Saturday, July 28, 2018

Mars 2020 Spacecraft 'Coming Together'; Will Seek Signs Of Ancient Alien Life

 

Now under construction—NASA’s newest rover. 

Still without a name, the souped-up successor to Curiosity won’t launch for two years.

But already, engineers are “bolting together the bits and pieces of hardware,” says Ken Farley of the Jet Propulsion Laboratory in Pasadena, California. “You can see the whole spacecraft coming together.”

Scientists don’t expect the mission to discover existing life. “We think that’s pretty unlikely,” says Farley.
Instead, NASA’s looking for signs of past life—“potential biosignatures,” he says—like organic molecules, “the quintessential biosignature.”

Organics, already found on Mars, aren’t alive themselves. But they are prerequisites for life, perhaps lingering somewhere within three billion year old rocks scattered across the alien soil.

“Ancient Mars was much more conducive to life than it is now,” Farley says. “Are there rocks that could have preserved any evidence of life?”

Finding those wispy markers won’t be easy. Cosmic rays, penetrating the planet’s slight atmosphere—about one percent of Earth’s—have pummeled the Martian surface for eons.

“Those rocks have been exposed to intense radiation for a long time,” says Farley. “That tends to degrade organic molecules.”

The rover will take dozens of rock samples, put them in pen-size tubes, then deposit the tubes around the planet for pickup by a later mission.
Ultimately, those samples go back to Earth for analysis.

Says Farley: “The burden of proof for finding life is huge.
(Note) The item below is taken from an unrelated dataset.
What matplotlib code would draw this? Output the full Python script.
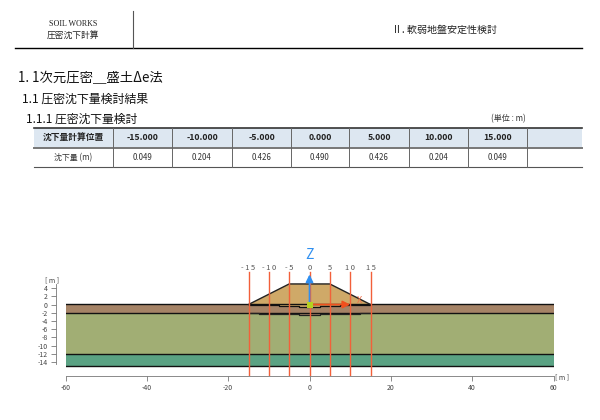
import numpy as np
import matplotlib
matplotlib.use("Agg")
import matplotlib.pyplot as plt
from matplotlib.patches import Rectangle

plt.rcParams['font.family'] = ['Noto Sans CJK JP', 'DejaVu Sans']
plt.rcParams['axes.unicode_minus'] = False

# table values
table_header = ["沈下量計算位置", "-15.000", "-10.000", "-5.000", "0.000", "5.000", "10.000", "15.000", ""]
table_row = ["沈下量 (m)", "0.049", "0.204", "0.426", "0.490", "0.426", "0.204", "0.049", ""]
col_edges = [34, 113, 172, 232, 291, 349, 409, 468, 527, 582]

# section values
stations = [-15, -10, -5, 0, 5, 10, 15]
settlement = [0.049, 0.204, 0.426, 0.490, 0.426, 0.204, 0.049]
station_labels = ["- 1 5", "- 1 0", "- 5", "0", "5", "1 0", "1 5"]
embankment_x = [-15, -5, 5, 15]
embankment_z = [0, 5, 5, 0]
model_x = [-60, 60]
layer_tops = [0, -2, -12]
layer_bottoms = [-2, -12, -15]
layer_colors = ["#a58366", "#a1ae74", "#5aa283"]

fig = plt.figure(figsize=(6, 4.2), dpi=100)

# page layer in pixel coordinates
page = fig.add_axes([0, 0, 1, 1])
page.set_xlim(0, 600)
page.set_ylim(420, 0)
page.axis("off")

page.plot([15, 582], [48, 48], color="black", lw=1.0)
page.plot([132.5, 132.5], [11, 48], color="#555555", lw=0.8)
page.text(73.5, 24, "SOIL WORKS", family="Liberation Serif", fontsize=5.8, ha="center", va="center", color="#222222")
page.text(73, 35, "圧密沈下計算", fontsize=6.3, ha="center", va="center", color="#222222")
page.text(444, 30, "Ⅱ. 軟弱地盤安定性検討", fontsize=7.2, ha="center", va="center", color="#222222")

page.text(18, 78, "1. 1次元圧密＿盛土Δe法", fontsize=9.6, ha="left", va="center", color="#111111")
page.text(22, 99.5, "1.1 圧密沈下量検討結果", fontsize=8.6, ha="left", va="center", color="#111111")
page.text(26, 119, "1.1.1 圧密沈下量検討", fontsize=8.5, ha="left", va="center", color="#111111")
page.text(508, 118.5, "(単位 : m)", fontsize=5.8, ha="center", va="center", color="#333333")

# table
page.add_patch(Rectangle((34, 127.5), 548, 19.5, facecolor="#dde7f1", edgecolor="none"))
page.plot([34, 582], [127.5, 127.5], color="#333333", lw=1.2)
page.plot([34, 582], [147.5, 147.5], color="#777777", lw=1.4)
page.plot([34, 582], [167, 167], color="#555555", lw=0.8)
for edge in col_edges[1:-1]:
    page.plot([edge, edge], [127.5, 167], color="#666666", lw=0.7)
for i in range(len(table_header)):
    mid = (col_edges[i] + col_edges[i + 1]) / 2
    page.text(mid, 137.5, table_header[i], fontsize=6.3, fontweight="bold", ha="center", va="center", color="#222222")
    page.text(mid, 157.5, table_row[i], fontsize=5.7, ha="center", va="center", color="#333333")

# section layer, axes box spans the x axis and the bottom axis line
x0, x1, y_top, y_bottom = 65.5, 553.5, 262, 376
sec = fig.add_axes([x0 / 600, 1 - y_bottom / 420, (x1 - x0) / 600, (y_bottom - y_top) / 420])
sec.patch.set_alpha(0)
sec.set_xlim(-60, 60)
sec.set_ylim((304.5 - y_bottom) / 4.11, (304.5 - y_top) / 4.11)

st = np.array(stations, dtype=float)
s = np.array(settlement)

for top, bottom, color in zip(layer_tops, layer_bottoms, layer_colors):
    sec.fill_between(model_x, bottom, top, color=color, lw=0)

sec.fill(embankment_x, embankment_z, color="#cfa968", lw=0, zorder=2)
sec.fill_between(st, -s, 0, step="mid", color="#cfa968", lw=0, zorder=2)
sec.fill_between(st, -2 - s, -2, step="mid", color="#a58366", lw=0, zorder=2)

for level in layer_tops + [-15]:
    sec.plot(model_x, [level + 0.15] * 2 if level == 0 else [level] * 2, color="#111111", lw=1.0, zorder=3)
sec.plot(embankment_x, embankment_z, color="#222222", lw=1.0, zorder=3)
sec.step(st, -s, where="mid", color="#111111", lw=0.9, zorder=3)
sec.step(st, -2 - s, where="mid", color="#222222", lw=0.9, zorder=3)

# calculation positions
for xpos, label in zip(stations, station_labels):
    sec.plot([xpos, xpos], [-17.4, 7.9], color="#f2603a", lw=1.0, zorder=4)
    sec.text(xpos, 9.0, label, fontsize=5.4, ha="center", va="center", color="#555555", zorder=6)

# local axes at the origin
sec.annotate("", xy=(0, 7.3), xytext=(0, 0), zorder=5,
             arrowprops=dict(arrowstyle="-|>", color="#2f8ff0", lw=1.2, mutation_scale=11, shrinkA=0, shrinkB=0))
sec.annotate("", xy=(10, 0), xytext=(0, 0), zorder=5,
             arrowprops=dict(arrowstyle="-|>", color="#f0501e", lw=1.2, mutation_scale=11, shrinkA=0, shrinkB=0))
sec.text(0, 12, "Z", fontsize=10, ha="center", va="center", color="#2f8ff0", clip_on=False, zorder=6)
sec.text(12.2, 0.9, "X", fontsize=6.5, ha="center", va="center", color="#f0704a", zorder=6)
sec.plot([0], [0], marker="s", ms=5, color="#b5d21f", zorder=6, mew=0)

sec.spines["top"].set_visible(False)
sec.spines["right"].set_visible(False)
sec.spines["left"].set_position(("outward", 6.8))
sec.spines["left"].set_bounds(-14.5, 5)
for name in ["left", "bottom"]:
    sec.spines[name].set_color("#777777")
    sec.spines[name].set_linewidth(0.6)
sec.set_xticks([-60, -40, -20, 0, 20, 40, 60])
sec.set_yticks(np.arange(-14, 5, 2))
sec.tick_params(axis="both", labelsize=5.0, labelcolor="#444444", color="#777777", width=0.6, length=3.5, pad=2.5)

page.text(52, 280, "[ m ]", fontsize=5.0, ha="center", va="center", color="#444444")
page.text(562, 377, "[ m ]", fontsize=5.0, ha="center", va="center", color="#444444")

fig.savefig("out.png", dpi=100)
The kinds of detection instruments we can fly today (on the rovers) are good, but not like what you get in a state of the art terrestrial laboratory.”
This time, the rover has a companion.

“We’re flying a helicopter,” says Farley.

The chopper is drone-size, with a payload of a few pounds, “batteries and motors in a tiny package.”

Early flights are basic—scientists making sure the drone can liftoff, hover, and land. The craft is “largely autonomous,” Farley says. “We can’t joystick it.”

But they can do video; a camera on the rover will record the first flight.